**What you have to do**
Do not copy the pictures; transcribe all other material exactly.
┌──
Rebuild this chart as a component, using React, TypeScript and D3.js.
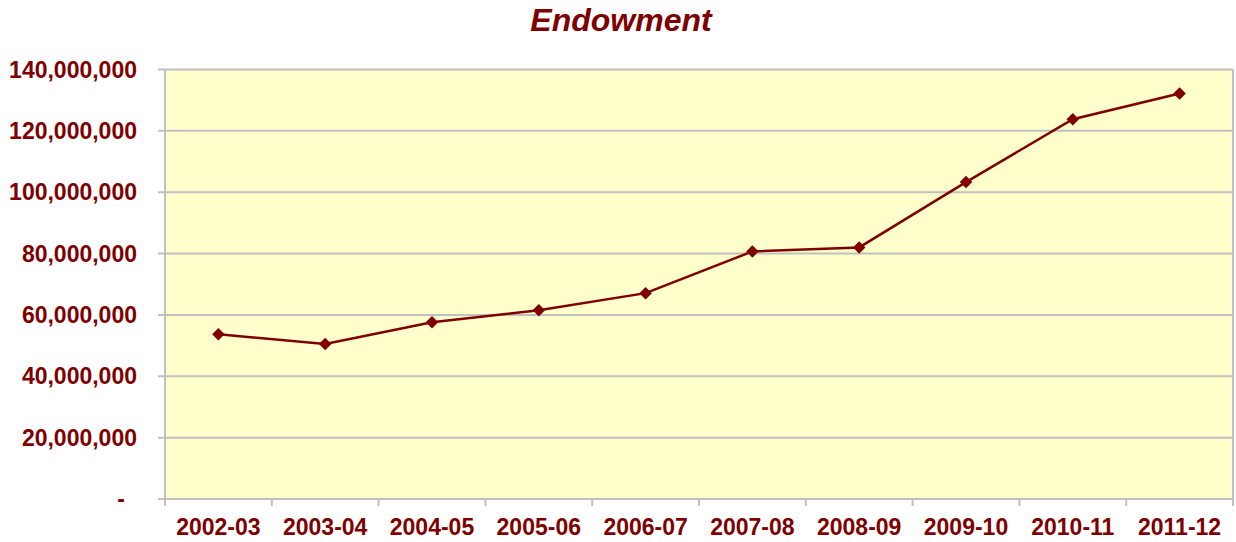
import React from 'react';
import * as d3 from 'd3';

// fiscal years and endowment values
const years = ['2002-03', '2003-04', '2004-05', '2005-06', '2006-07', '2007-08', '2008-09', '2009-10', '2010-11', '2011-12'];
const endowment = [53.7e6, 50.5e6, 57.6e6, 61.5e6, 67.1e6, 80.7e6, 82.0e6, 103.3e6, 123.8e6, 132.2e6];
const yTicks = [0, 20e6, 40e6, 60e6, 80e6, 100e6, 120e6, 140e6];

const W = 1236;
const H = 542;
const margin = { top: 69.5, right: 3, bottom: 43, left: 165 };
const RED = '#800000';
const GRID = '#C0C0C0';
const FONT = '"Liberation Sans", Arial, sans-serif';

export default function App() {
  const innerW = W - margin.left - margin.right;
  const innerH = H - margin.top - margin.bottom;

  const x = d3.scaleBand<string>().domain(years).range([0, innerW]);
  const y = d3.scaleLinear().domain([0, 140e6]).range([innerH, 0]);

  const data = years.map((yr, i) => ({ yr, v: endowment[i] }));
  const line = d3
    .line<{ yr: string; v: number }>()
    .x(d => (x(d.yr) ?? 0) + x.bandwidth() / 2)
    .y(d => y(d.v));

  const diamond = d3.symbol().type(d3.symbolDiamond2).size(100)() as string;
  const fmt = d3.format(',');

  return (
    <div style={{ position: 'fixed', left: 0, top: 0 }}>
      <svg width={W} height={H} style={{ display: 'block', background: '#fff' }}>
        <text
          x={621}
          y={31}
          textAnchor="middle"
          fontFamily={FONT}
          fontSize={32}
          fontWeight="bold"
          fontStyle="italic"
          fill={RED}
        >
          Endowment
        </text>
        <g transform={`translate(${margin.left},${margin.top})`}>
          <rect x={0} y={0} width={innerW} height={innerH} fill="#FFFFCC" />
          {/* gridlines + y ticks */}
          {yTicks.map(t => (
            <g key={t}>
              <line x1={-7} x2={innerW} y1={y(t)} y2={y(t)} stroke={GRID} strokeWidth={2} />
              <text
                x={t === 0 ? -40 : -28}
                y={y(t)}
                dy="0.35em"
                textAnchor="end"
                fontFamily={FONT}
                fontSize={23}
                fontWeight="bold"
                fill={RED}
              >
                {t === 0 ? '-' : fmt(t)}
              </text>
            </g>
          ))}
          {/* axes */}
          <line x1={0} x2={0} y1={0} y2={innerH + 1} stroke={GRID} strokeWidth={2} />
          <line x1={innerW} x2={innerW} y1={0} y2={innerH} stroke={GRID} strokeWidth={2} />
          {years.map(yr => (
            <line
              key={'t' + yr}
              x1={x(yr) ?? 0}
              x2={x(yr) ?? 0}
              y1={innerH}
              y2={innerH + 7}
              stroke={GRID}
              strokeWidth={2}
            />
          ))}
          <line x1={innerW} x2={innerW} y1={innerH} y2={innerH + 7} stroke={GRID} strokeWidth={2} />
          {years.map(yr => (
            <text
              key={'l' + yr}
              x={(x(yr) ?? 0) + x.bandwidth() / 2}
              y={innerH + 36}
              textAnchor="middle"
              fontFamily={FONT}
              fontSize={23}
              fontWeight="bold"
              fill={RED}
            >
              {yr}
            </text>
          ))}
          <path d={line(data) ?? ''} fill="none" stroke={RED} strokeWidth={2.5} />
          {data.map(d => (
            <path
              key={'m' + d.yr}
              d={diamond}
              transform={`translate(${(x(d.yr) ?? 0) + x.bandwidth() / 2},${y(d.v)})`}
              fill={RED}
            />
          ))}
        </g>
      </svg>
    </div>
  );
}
└──
**Exercise response**
Rebuild this chart as a component, using React, TypeScript and D3.js.
import React from 'react';
import * as d3 from 'd3';

// fiscal years and endowment values
const years = ['2002-03', '2003-04', '2004-05', '2005-06', '2006-07', '2007-08', '2008-09', '2009-10', '2010-11', '2011-12'];
const endowment = [53.7e6, 50.5e6, 57.6e6, 61.5e6, 67.1e6, 80.7e6, 82.0e6, 103.3e6, 123.8e6, 132.2e6];
const yTicks = [0, 20e6, 40e6, 60e6, 80e6, 100e6, 120e6, 140e6];

const W = 1236;
const H = 542;
const margin = { top: 69.5, right: 3, bottom: 43, left: 165 };
const RED = '#800000';
const GRID = '#C0C0C0';
const FONT = '"Liberation Sans", Arial, sans-serif';

export default function App() {
  const innerW = W - margin.left - margin.right;
  const innerH = H - margin.top - margin.bottom;

  const x = d3.scaleBand<string>().domain(years).range([0, innerW]);
  const y = d3.scaleLinear().domain([0, 140e6]).range([innerH, 0]);

  const data = years.map((yr, i) => ({ yr, v: endowment[i] }));
  const line = d3
    .line<{ yr: string; v: number }>()
    .x(d => (x(d.yr) ?? 0) + x.bandwidth() / 2)
    .y(d => y(d.v));

  const diamond = d3.symbol().type(d3.symbolDiamond2).size(100)() as string;
  const fmt = d3.format(',');

  return (
    <div style={{ position: 'fixed', left: 0, top: 0 }}>
      <svg width={W} height={H} style={{ display: 'block', background: '#fff' }}>
        <text
          x={621}
          y={31}
          textAnchor="middle"
          fontFamily={FONT}
          fontSize={32}
          fontWeight="bold"
          fontStyle="italic"
          fill={RED}
        >
          Endowment
        </text>
        <g transform={`translate(${margin.left},${margin.top})`}>
          <rect x={0} y={0} width={innerW} height={innerH} fill="#FFFFCC" />
          {/* gridlines + y ticks */}
          {yTicks.map(t => (
            <g key={t}>
              <line x1={-7} x2={innerW} y1={y(t)} y2={y(t)} stroke={GRID} strokeWidth={2} />
              <text
                x={t === 0 ? -40 : -28}
                y={y(t)}
                dy="0.35em"
                textAnchor="end"
                fontFamily={FONT}
                fontSize={23}
                fontWeight="bold"
                fill={RED}
              >
                {t === 0 ? '-' : fmt(t)}
              </text>
            </g>
          ))}
          {/* axes */}
          <line x1={0} x2={0} y1={0} y2={innerH + 1} stroke={GRID} strokeWidth={2} />
          <line x1={innerW} x2={innerW} y1={0} y2={innerH} stroke={GRID} strokeWidth={2} />
          {years.map(yr => (
            <line
              key={'t' + yr}
              x1={x(yr) ?? 0}
              x2={x(yr) ?? 0}
              y1={innerH}
              y2={innerH + 7}
              stroke={GRID}
              strokeWidth={2}
            />
          ))}
          <line x1={innerW} x2={innerW} y1={innerH} y2={innerH + 7} stroke={GRID} strokeWidth={2} />
          {years.map(yr => (
            <text
              key={'l' + yr}
              x={(x(yr) ?? 0) + x.bandwidth() / 2}
              y={innerH + 36}
              textAnchor="middle"
              fontFamily={FONT}
              fontSize={23}
              fontWeight="bold"
              fill={RED}
            >
              {yr}
            </text>
          ))}
          <path d={line(data) ?? ''} fill="none" stroke={RED} strokeWidth={2.5} />
          {data.map(d => (
            <path
              key={'m' + d.yr}
              d={diamond}
              transform={`translate(${(x(d.yr) ?? 0) + x.bandwidth() / 2},${y(d.v)})`}
              fill={RED}
            />
          ))}
        </g>
      </svg>
    </div>
  );
}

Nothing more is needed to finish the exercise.